> [Source excerpt]
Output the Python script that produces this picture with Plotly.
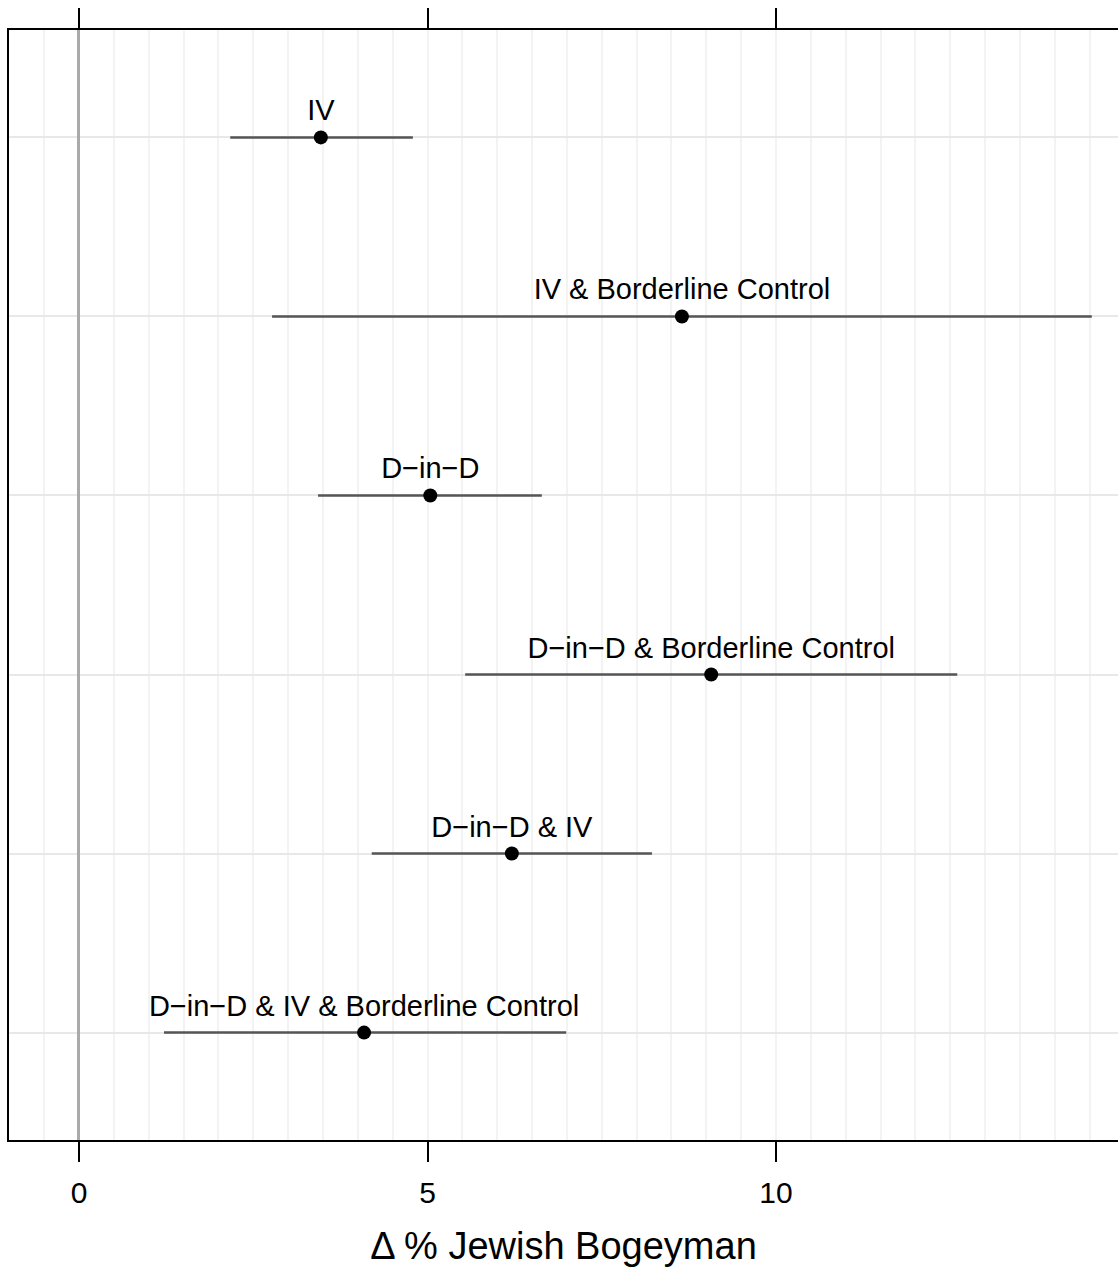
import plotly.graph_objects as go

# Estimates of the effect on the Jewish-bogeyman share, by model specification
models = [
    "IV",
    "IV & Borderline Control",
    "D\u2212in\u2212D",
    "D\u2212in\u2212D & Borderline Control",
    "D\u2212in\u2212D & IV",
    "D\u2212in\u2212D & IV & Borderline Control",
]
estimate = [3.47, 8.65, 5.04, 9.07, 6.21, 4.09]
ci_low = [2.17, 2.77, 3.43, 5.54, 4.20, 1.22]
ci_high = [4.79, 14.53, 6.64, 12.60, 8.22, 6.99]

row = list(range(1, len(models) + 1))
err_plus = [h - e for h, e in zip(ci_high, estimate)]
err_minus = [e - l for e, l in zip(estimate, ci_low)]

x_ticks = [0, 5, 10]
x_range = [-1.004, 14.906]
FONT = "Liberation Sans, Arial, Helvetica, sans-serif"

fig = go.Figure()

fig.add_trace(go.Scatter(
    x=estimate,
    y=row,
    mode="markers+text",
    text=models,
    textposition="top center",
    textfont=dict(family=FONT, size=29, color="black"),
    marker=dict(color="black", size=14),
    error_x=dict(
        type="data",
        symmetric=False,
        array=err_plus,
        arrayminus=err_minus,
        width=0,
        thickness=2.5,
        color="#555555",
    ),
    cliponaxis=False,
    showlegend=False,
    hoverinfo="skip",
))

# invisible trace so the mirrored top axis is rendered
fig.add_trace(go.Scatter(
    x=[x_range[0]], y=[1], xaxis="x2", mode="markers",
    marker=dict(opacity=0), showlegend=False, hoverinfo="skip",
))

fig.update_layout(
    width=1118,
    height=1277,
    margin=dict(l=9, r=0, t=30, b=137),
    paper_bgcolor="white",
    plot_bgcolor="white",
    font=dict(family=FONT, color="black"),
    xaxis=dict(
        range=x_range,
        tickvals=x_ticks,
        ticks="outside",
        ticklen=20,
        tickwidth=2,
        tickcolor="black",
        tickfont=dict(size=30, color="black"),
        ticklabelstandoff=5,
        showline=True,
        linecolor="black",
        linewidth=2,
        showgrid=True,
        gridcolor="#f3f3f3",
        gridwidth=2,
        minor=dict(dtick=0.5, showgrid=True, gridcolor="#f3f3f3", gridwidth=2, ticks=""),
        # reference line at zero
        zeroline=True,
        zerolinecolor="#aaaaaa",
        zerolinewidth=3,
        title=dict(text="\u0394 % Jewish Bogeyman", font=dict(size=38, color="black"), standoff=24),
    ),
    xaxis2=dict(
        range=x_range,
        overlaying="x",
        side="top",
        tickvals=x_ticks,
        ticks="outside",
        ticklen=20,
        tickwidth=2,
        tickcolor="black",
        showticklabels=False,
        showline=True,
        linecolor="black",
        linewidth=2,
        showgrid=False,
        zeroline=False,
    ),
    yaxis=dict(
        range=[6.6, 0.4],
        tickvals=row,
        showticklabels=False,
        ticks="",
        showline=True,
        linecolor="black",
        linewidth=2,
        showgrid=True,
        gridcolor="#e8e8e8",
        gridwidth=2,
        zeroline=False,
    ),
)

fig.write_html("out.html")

> [Exercise objective] Leave the pictures out and please restate exactly the lines running from the start of the material through the one with "ci_high = [4.79, 14.53, 6.64, 12.60, 8.22, 6.99]".

> [Answer for the task]
Output the Python script that produces this picture with Plotly.
import plotly.graph_objects as go

# Estimates of the effect on the Jewish-bogeyman share, by model specification
models = [
    "IV",
    "IV & Borderline Control",
    "D\u2212in\u2212D",
    "D\u2212in\u2212D & Borderline Control",
    "D\u2212in\u2212D & IV",
    "D\u2212in\u2212D & IV & Borderline Control",
]
estimate = [3.47, 8.65, 5.04, 9.07, 6.21, 4.09]
ci_low = [2.17, 2.77, 3.43, 5.54, 4.20, 1.22]
ci_high = [4.79, 14.53, 6.64, 12.60, 8.22, 6.99]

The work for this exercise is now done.